Just because they are bespoke to me doesn’t necessarily mean that they are original. Gompertz doesn’t think that originality in a completely pure form actually exists and that all ideas are additional links in an existing chain (Part One: Think Like An Artist). There are numerous quotes from creatives who have built on the ideas of others: Newton and the shoulders of giants; Jobs and stealing great ideas; Twain who said that all ideas are secondhand, consciously or unconsciously drawn from a million outside sources.

We then considered Brian Eno’s concept of the ‘scenius’ (a creative co-operative of intelligence) and the articulation of the ideas of the scenius by an individual who is then held up by society as being a genius. On reflection, I think that he is right to the extent that the genius is just the tip of the scenius iceberg, but that both should be equally celebrated, and the attribution of the idea should be shared. It’s not enough to have an idea – it needs to be acted upon and often this involves elements of risk, courage and persistence.

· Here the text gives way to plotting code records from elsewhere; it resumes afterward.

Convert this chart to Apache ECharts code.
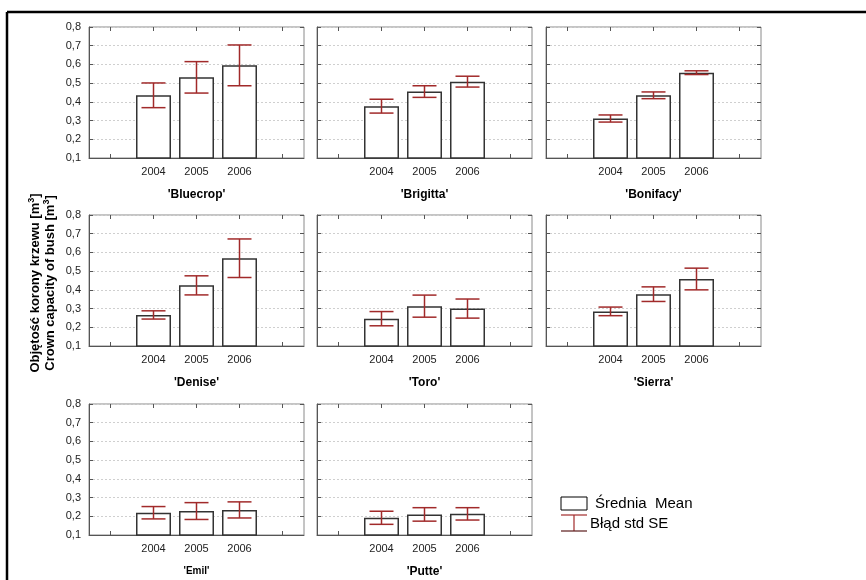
<!DOCTYPE html>
<html>
<head>
<meta charset="utf-8">
<script src="https://cdn.jsdelivr.net/npm/echarts@6/dist/echarts.min.js"></script>
<style>
  html, body { margin: 0; padding: 0; background: #ffffff; }
  #chart { width: 866px; height: 580px; }
</style>
</head>
<body>
<div id="chart"></div>
<script>
// Category slots: one empty slot on each side of the three years
const years = ['', '2004', '2005', '2006', ''];
const yTicks = [0.1, 0.2, 0.3, 0.4, 0.5, 0.6, 0.7, 0.8];

const cultivars = ["'Bluecrop'", "'Brigitta'", "'Bonifacy'", "'Denise'", "'Toro'", "'Sierra'", "'Emil'", "'Putte'"];

// Mean crown capacity [m3] for 2004, 2005, 2006
const meanBluecrop = [0.435, 0.531, 0.595];
const meanBrigitta = [0.377, 0.455, 0.508];
const meanBonifacy = [0.311, 0.435, 0.556];
const meanDenise   = [0.266, 0.424, 0.569];
const meanToro     = [0.246, 0.313, 0.300];
const meanSierra   = [0.285, 0.377, 0.458];
const meanEmil     = [0.219, 0.228, 0.234];
const meanPutte    = [0.192, 0.210, 0.213];

// Standard error for 2004, 2005, 2006
const seBluecrop = [0.066, 0.084, 0.109];
const seBrigitta = [0.037, 0.031, 0.029];
const seBonifacy = [0.019, 0.018, 0.010];
const seDenise   = [0.022, 0.051, 0.103];
const seToro     = [0.038, 0.059, 0.051];
const seSierra   = [0.023, 0.039, 0.058];
const seEmil     = [0.033, 0.045, 0.043];
const sePutte    = [0.035, 0.036, 0.033];

const means = [meanBluecrop, meanBrigitta, meanBonifacy, meanDenise, meanToro, meanSierra, meanEmil, meanPutte];
const errors = [seBluecrop, seBrigitta, seBonifacy, seDenise, seToro, seSierra, seEmil, sePutte];

const FONT = 'Liberation Sans, Arial, sans-serif';
const ERR_COLOR = '#a12a2a';
const colLeft = [89, 317, 546];
const rowTop = [27, 215, 404];
const panelW = 215, panelH = 131;

const grids = [], xAxes = [], yAxes = [], series = [];

cultivars.forEach((name, i) => {
  const row = Math.floor(i / 3), col = i % 3;
  grids.push({
    left: colLeft[col], top: rowTop[row], width: panelW, height: panelH,
    containLabel: false, outerBoundsMode: 'none',
    show: true, borderColor: '#8a8a8a', borderWidth: 1, backgroundColor: 'transparent'
  });
  // bottom axis with year labels and cultivar name
  xAxes.push({
    type: 'category', gridIndex: i, data: years, position: 'bottom',
    axisLine: { show: true, lineStyle: { color: '#555', width: 1 } },
    axisTick: { show: true, inside: true, alignWithLabel: true, length: 4, lineStyle: { color: '#555' } },
    axisLabel: { show: true, interval: 0, color: '#222', fontFamily: FONT, fontSize: 11, margin: 8 },
    name: name, nameLocation: 'middle', nameGap: 31,
    nameTextStyle: { fontFamily: FONT, fontWeight: 'bold', fontSize: name === "'Emil'" ? 10 : 12, color: '#000' }
  });
  // top mirror axis: tick marks only
  xAxes.push({
    type: 'category', gridIndex: i, data: years, position: 'top',
    axisLine: { show: false },
    axisTick: { show: true, inside: true, alignWithLabel: true, length: 4, lineStyle: { color: '#555' } },
    axisLabel: { show: false }
  });
  yAxes.push({
    type: 'value', gridIndex: i, min: 0.1, max: 0.8, interval: 0.1, position: 'left',
    axisLine: { show: true, lineStyle: { color: '#555', width: 1 } },
    axisTick: { show: true, inside: true, length: 4, lineStyle: { color: '#555' } },
    axisLabel: {
      show: col === 0, color: '#222', fontFamily: FONT, fontSize: 11, margin: 8,
      formatter: v => v.toFixed(1).replace('.', ',')
    },
    splitLine: { show: true, lineStyle: { color: '#cfcfcf', type: [2, 2], width: 1 } }
  });
  yAxes.push({
    type: 'value', gridIndex: i, min: 0.1, max: 0.8, interval: 0.1, position: 'right',
    axisLine: { show: false },
    axisTick: { show: true, inside: true, length: 4, lineStyle: { color: '#555' } },
    axisLabel: { show: false },
    splitLine: { show: false }
  });

  const m = means[i], e = errors[i];
  series.push({
    type: 'bar', xAxisIndex: 2 * i, yAxisIndex: 2 * i,
    data: ['-', m[0], m[1], m[2], '-'],
    barWidth: 35,
    itemStyle: { color: '#ffffff', borderColor: '#333', borderWidth: 1.5 },
    silent: true, animation: false
  });
  series.push({
    type: 'custom', xAxisIndex: 2 * i, yAxisIndex: 2 * i,
    data: m.map((v, k) => [k + 1, v - e[k], v + e[k]]),
    renderItem: (params, api) => {
      const lo = api.coord([api.value(0), api.value(1)]);
      const hi = api.coord([api.value(0), api.value(2)]);
      const hw = 12;
      const st = { stroke: ERR_COLOR, lineWidth: 1.5 };
      return {
        type: 'group',
        children: [
          { type: 'line', shape: { x1: lo[0], y1: lo[1], x2: hi[0], y2: hi[1] }, style: st },
          { type: 'line', shape: { x1: hi[0] - hw, y1: hi[1], x2: hi[0] + hw, y2: hi[1] }, style: st },
          { type: 'line', shape: { x1: lo[0] - hw, y1: lo[1], x2: lo[0] + hw, y2: lo[1] }, style: st }
        ]
      };
    },
    z: 5, silent: true, animation: false
  });
});

const titleRich = {
  t: { fontFamily: FONT, fontWeight: 'bold', fontSize: 13, color: '#000' },
  s: { fontFamily: FONT, fontWeight: 'bold', fontSize: 9, color: '#000', verticalAlign: 'top', padding: [0, 0, 6, 0] }
};

const chart = echarts.init(document.getElementById('chart'), null, { renderer: 'canvas' });
chart.setOption({
  backgroundColor: '#ffffff',
  animation: false,
  grid: grids,
  xAxis: xAxes,
  yAxis: yAxes,
  series: series,
  graphic: [
    // outer frame (top and left edges)
    { type: 'line', shape: { x1: 7, y1: 12, x2: 866, y2: 12 }, style: { stroke: '#000', lineWidth: 2.5 } },
    { type: 'line', shape: { x1: 7, y1: 12, x2: 7, y2: 580 }, style: { stroke: '#000', lineWidth: 2.5 } },
    // shared y-axis title, two lines
    {
      type: 'text', x: 35, y: 283, rotation: Math.PI / 2,
      style: { text: '{t|Objętość korony krzewu [m}{s|3}{t|]}', rich: titleRich, align: 'center', verticalAlign: 'middle' }
    },
    {
      type: 'text', x: 50, y: 283, rotation: Math.PI / 2,
      style: { text: '{t|Crown capacity of bush [m}{s|3}{t|]}', rich: titleRich, align: 'center', verticalAlign: 'middle' }
    },
    // key
    { type: 'rect', shape: { x: 561, y: 497, width: 26, height: 13 }, style: { fill: '#fff', stroke: '#000', lineWidth: 1 } },
    { type: 'text', x: 595, y: 504, style: { text: 'Średnia  Mean', fontFamily: FONT, fontSize: 15, fill: '#000', verticalAlign: 'middle' } },
    { type: 'line', shape: { x1: 561, y1: 515, x2: 587, y2: 515 }, style: { stroke: ERR_COLOR, lineWidth: 1.2 } },
    { type: 'line', shape: { x1: 574, y1: 515, x2: 574, y2: 531 }, style: { stroke: ERR_COLOR, lineWidth: 1.2 } },
    { type: 'line', shape: { x1: 561, y1: 531, x2: 587, y2: 531 }, style: { stroke: '#5a1a1a', lineWidth: 1.2 } },
    { type: 'text', x: 590, y: 524, style: { text: 'Błąd std SE', fontFamily: FONT, fontSize: 15, fill: '#000', verticalAlign: 'middle' } }
  ]
});
</script>
</body>
</html>
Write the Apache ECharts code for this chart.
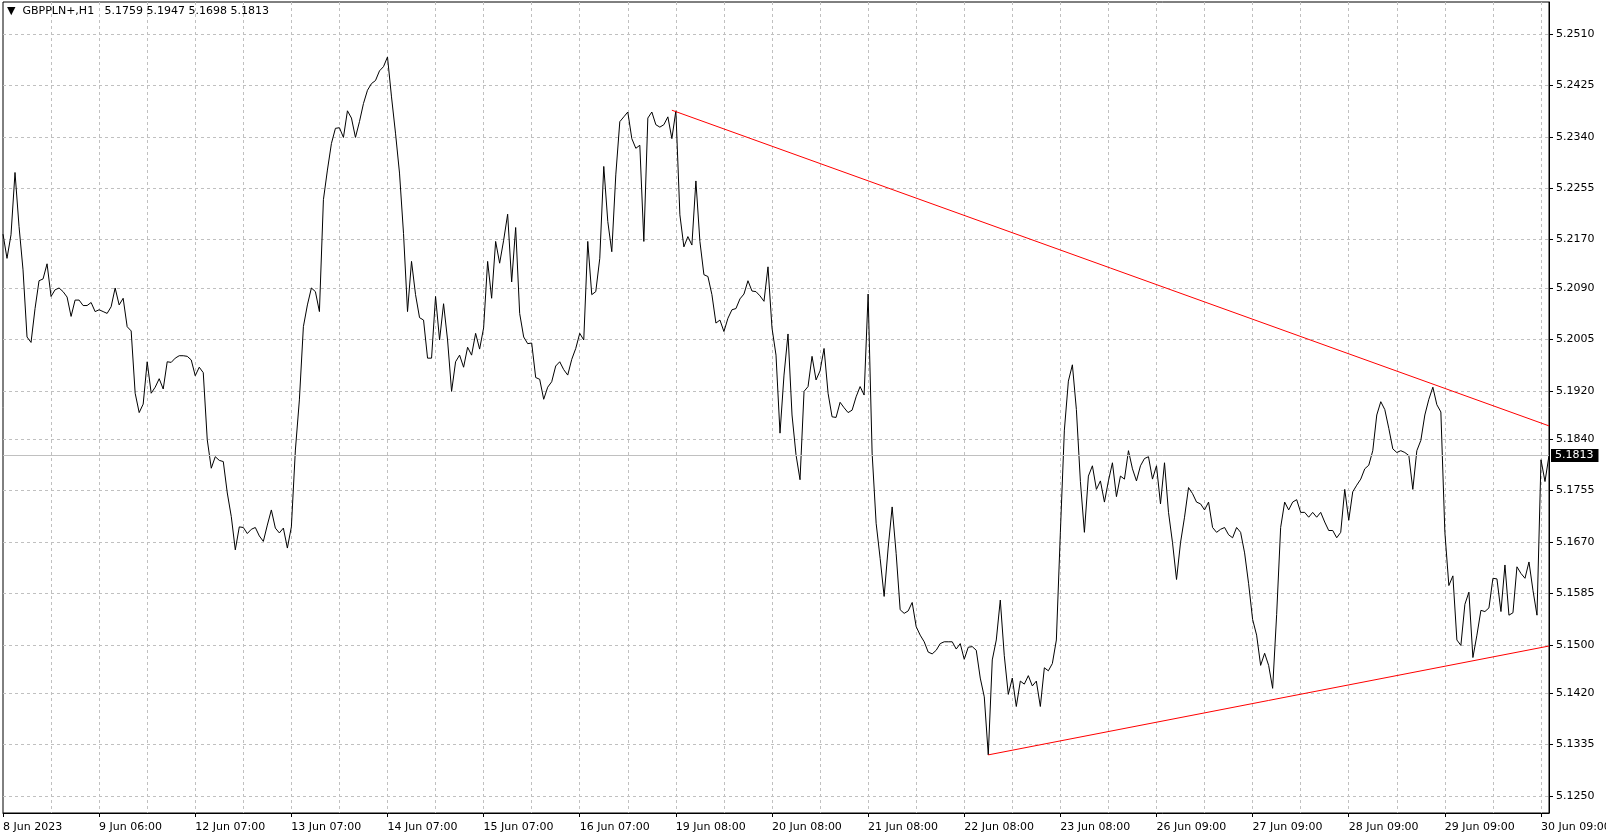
<!DOCTYPE html>
<html>
<head>
<meta charset="utf-8">
<title>GBPPLN+,H1</title>
<script src="https://cdn.jsdelivr.net/npm/echarts@6/dist/echarts.min.js"></script>
<style>
  html, body { margin: 0; padding: 0; background: #fff; }
  #chart { width: 1606px; height: 838px; }
</style>
</head>
<body>
<div id="chart"></div>
<script>
const symbolName = 'GBPPLN+,H1'
const ohlc = ['5.1759', '5.1947', '5.1698', '5.1813']
const lastPrice = 5.1813

// one label every 24 hourly bars, a grid line every 12
const timeLabels = [
  '8 Jun 2023', '9 Jun 06:00', '12 Jun 07:00', '13 Jun 07:00', '14 Jun 07:00',
  '15 Jun 07:00', '16 Jun 07:00', '19 Jun 08:00', '20 Jun 08:00', '21 Jun 08:00',
  '22 Jun 08:00', '23 Jun 08:00', '26 Jun 09:00', '27 Jun 09:00', '28 Jun 09:00',
  '29 Jun 09:00', '30 Jun 09:00'
]
const labelEvery = 24
const gridEvery = 12

const priceTicks = [
  5.2510, 5.2425, 5.2340, 5.2255, 5.2170, 5.2090, 5.2005, 5.1920,
  5.1840, 5.1755, 5.1670, 5.1585, 5.1500, 5.1420, 5.1335, 5.1250
]

// H1 close prices, one per bar
const closes = [
  5.2179, 5.2139, 5.2178, 5.2281, 5.2192, 5.2120, 5.2009, 5.2000, 5.2056, 5.2102,
  5.2105, 5.2130, 5.2076, 5.2087, 5.2090, 5.2084, 5.2075, 5.2043, 5.2070, 5.2070,
  5.2061, 5.2061, 5.2066, 5.2051, 5.2054, 5.2051, 5.2048, 5.2059, 5.2090, 5.2062,
  5.2073, 5.2026, 5.2019, 5.1916, 5.1884, 5.1898, 5.1968, 5.1916, 5.1926, 5.1940,
  5.1923, 5.1968, 5.1967, 5.1974, 5.1978, 5.1978, 5.1977, 5.1971, 5.1945, 5.1959,
  5.1950, 5.1839, 5.1792, 5.1811, 5.1805, 5.1803, 5.1751, 5.1712, 5.1657, 5.1695,
  5.1694, 5.1684, 5.1691, 5.1694, 5.1680, 5.1671, 5.1698, 5.1723, 5.1693, 5.1685,
  5.1693, 5.1660, 5.1695, 5.1822, 5.1905, 5.2026, 5.2062, 5.2090, 5.2084, 5.2051,
  5.2236, 5.2285, 5.2329, 5.2354, 5.2355, 5.2339, 5.2383, 5.2371, 5.2339, 5.2365,
  5.2395, 5.2417, 5.2428, 5.2433, 5.2449, 5.2456, 5.2472, 5.2406, 5.2346, 5.2280,
  5.2180, 5.2051, 5.2134, 5.2079, 5.2041, 5.2037, 5.1974, 5.1974, 5.2076, 5.2004,
  5.2064, 5.2004, 5.1919, 5.1968, 5.1979, 5.1959, 5.1992, 5.1979, 5.2015, 5.1989,
  5.2024, 5.2134, 5.2073, 5.2167, 5.2131, 5.2169, 5.2212, 5.2100, 5.2190, 5.2048,
  5.2009, 5.1998, 5.1999, 5.1942, 5.1939, 5.1906, 5.1926, 5.1935, 5.1961, 5.1968,
  5.1955, 5.1946, 5.1972, 5.1990, 5.2015, 5.2004, 5.2167, 5.2079, 5.2084, 5.2139,
  5.2291, 5.2200, 5.2150, 5.2277, 5.2365, 5.2373, 5.2381, 5.2337, 5.2321, 5.2326,
  5.2167, 5.2371, 5.2381, 5.2360, 5.2356, 5.2360, 5.2373, 5.2337, 5.2383, 5.2211,
  5.2158, 5.2175, 5.2161, 5.2267, 5.2167, 5.2112, 5.2109, 5.2079, 5.2032, 5.2037,
  5.2018, 5.2040, 5.2054, 5.2056, 5.2072, 5.2080, 5.2102, 5.2085, 5.2084, 5.2077,
  5.2068, 5.2125, 5.2024, 5.1979, 5.1850, 5.1946, 5.2014, 5.1880, 5.1814, 5.1773,
  5.1919, 5.1927, 5.1977, 5.1938, 5.1953, 5.1990, 5.1916, 5.1877, 5.1876, 5.1901,
  5.1892, 5.1884, 5.1888, 5.1910, 5.1927, 5.1913, 5.2080, 5.1817, 5.1701, 5.1643,
  5.1580, 5.1660, 5.1728, 5.1651, 5.1558, 5.1552, 5.1556, 5.1570, 5.1530, 5.1516,
  5.1505, 5.1488, 5.1485, 5.1491, 5.1502, 5.1505, 5.1505, 5.1505, 5.1493, 5.1502,
  5.1476, 5.1496, 5.1497, 5.1491, 5.1445, 5.1414, 5.1318, 5.1475, 5.1508, 5.1574,
  5.1482, 5.1418, 5.1445, 5.1398, 5.1440, 5.1435, 5.1449, 5.1432, 5.1440, 5.1398,
  5.1462, 5.1457, 5.1469, 5.1508, 5.1686, 5.1855, 5.1936, 5.1963, 5.1889, 5.1770,
  5.1686, 5.1779, 5.1796, 5.1757, 5.1771, 5.1736, 5.1771, 5.1801, 5.1745, 5.1779,
  5.1774, 5.1821, 5.1791, 5.1771, 5.1796, 5.1808, 5.1811, 5.1774, 5.1796, 5.1733,
  5.1801, 5.1719, 5.1669, 5.1608, 5.1669, 5.1711, 5.1760, 5.1750, 5.1736, 5.1733,
  5.1723, 5.1736, 5.1694, 5.1686, 5.1691, 5.1694, 5.1682, 5.1677, 5.1694, 5.1686,
  5.1652, 5.1601, 5.1542, 5.1516, 5.1466, 5.1486, 5.1466, 5.1428, 5.1550, 5.1694,
  5.1736, 5.1723, 5.1736, 5.1740, 5.1719, 5.1719, 5.1711, 5.1719, 5.1711, 5.1719,
  5.1703, 5.1689, 5.1689, 5.1677, 5.1686, 5.1757, 5.1706, 5.1753, 5.1764, 5.1774,
  5.1791, 5.1797, 5.1821, 5.1880, 5.1902, 5.1889, 5.1858, 5.1824, 5.1818, 5.1821,
  5.1818, 5.1813, 5.1757, 5.1821, 5.1838, 5.1880, 5.1906, 5.1926, 5.1897, 5.1885,
  5.1686, 5.1598, 5.1614, 5.1508, 5.1499, 5.1567, 5.1587, 5.1479, 5.1516, 5.1557,
  5.1555, 5.1561, 5.1610, 5.1609, 5.1555, 5.1632, 5.1549, 5.1553, 5.1629, 5.1618,
  5.1610, 5.1637, 5.1590, 5.1549, 5.1806, 5.1770, 5.1813
]

// trend lines: [bar index, price]
const upperTrend = [[167, 5.2384], [386, 5.1862]]
const lowerTrend = [[246, 5.1318], [386, 5.1498]]

const priceMin = 5.12219
const priceMax = 5.25629

const font = 'DejaVu Sans'
const bars = closes.map((_, i) => i)

const chart = echarts.init(document.getElementById('chart'))

chart.setOption({
  animation: false,
  backgroundColor: '#ffffff',
  textStyle: { fontFamily: font },
  title: {
    text: '\u25BC  ' + symbolName + '   ' + ohlc.join(' '),
    left: 7,
    top: 6,
    padding: 0,
    textStyle: { fontSize: 11, fontWeight: 'normal', color: '#000', fontFamily: font }
  },
  grid: {
    left: 3,
    right: 57,
    top: 2,
    bottom: 25,
    show: true,
    borderColor: '#000',
    borderWidth: 1,
    backgroundColor: '#fff',
    outerBoundsMode: 'none'
  },
  xAxis: {
    type: 'category',
    data: bars,
    boundaryGap: false,
    axisLine: { show: true, lineStyle: { color: '#000', width: 1 } },
    axisTick: {
      show: true,
      length: 4,
      interval: (idx) => idx % labelEvery === 0,
      lineStyle: { color: '#000' }
    },
    axisLabel: {
      interval: (idx) => idx % labelEvery === 0,
      formatter: (v, idx) => timeLabels[idx / labelEvery] ?? '',
      align: 'left',
      margin: 9,
      color: '#000',
      fontSize: 11,
      fontFamily: font
    },
    splitLine: {
      show: true,
      interval: (idx) => idx > 0 && idx % gridEvery === 0,
      lineStyle: { color: '#c0c0c0', type: [3, 3], width: 1 }
    }
  },
  yAxis: {
    type: 'value',
    position: 'right',
    min: priceMin,
    max: priceMax,
    scale: true,
    axisLine: { show: true, lineStyle: { color: '#000', width: 1 } },
    axisTick: {
      show: true,
      length: 4,
      customValues: priceTicks,
      lineStyle: { color: '#000' }
    },
    axisLabel: {
      customValues: priceTicks,
      formatter: (v) => v.toFixed(4),
      margin: 7,
      color: '#000',
      fontSize: 11,
      fontFamily: font
    },
    splitLine: {
      show: true,
      lineStyle: { color: '#c0c0c0', type: [3, 3], width: 1 }
    }
  },
  series: [
    {
      name: symbolName,
      type: 'line',
      data: closes,
      symbol: 'none',
      lineStyle: { color: '#000', width: 1 },
      z: 3,
      markLine: {
        silent: true,
        precision: 4,
        symbol: ['none', 'none'],
        lineStyle: { color: '#c0c0c0', type: 'solid', width: 1 },
        label: {
          show: true,
          position: 'end',
          distance: 2,
          formatter: () => lastPrice.toFixed(4),
          backgroundColor: '#000',
          color: '#fff',
          padding: [1, 5, 1, 4],
          fontSize: 11,
          fontFamily: font
        },
        data: [{ yAxis: lastPrice }]
      }
    },
    {
      name: 'upper trend',
      type: 'line',
      data: upperTrend,
      symbol: 'none',
      lineStyle: { color: '#ff0000', width: 1 },
      z: 4
    },
    {
      name: 'lower trend',
      type: 'line',
      data: lowerTrend,
      symbol: 'none',
      lineStyle: { color: '#ff0000', width: 1 },
      z: 4
    }
  ]
})
</script>
</body>
</html>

Undoubtedly, collective recognition encourages greater sharing of ideas and increased creativity. In this respect, the existence of a scientific scenius goes some way to explaining why two different people can come up with same idea at the same time eg Bell and Gray, who both came up with same idea of the telephone. But, the idea didn’t come from nowhere – the circumstances at the time were demanding a solution to an existing problem, and the latest scientific developments and knowledge in the field, which were needed to devise the solution, were already widely known and shared amongst the scientific community, to the extent that Gray and Bell had detailed knowledge of each other’s work. So really, it was just a matter of time before someone came up with it. Maybe to that extent, it could be said that the idea was in the ether waiting to be received by someone who was attuned and had the requisite knowledge to implement it.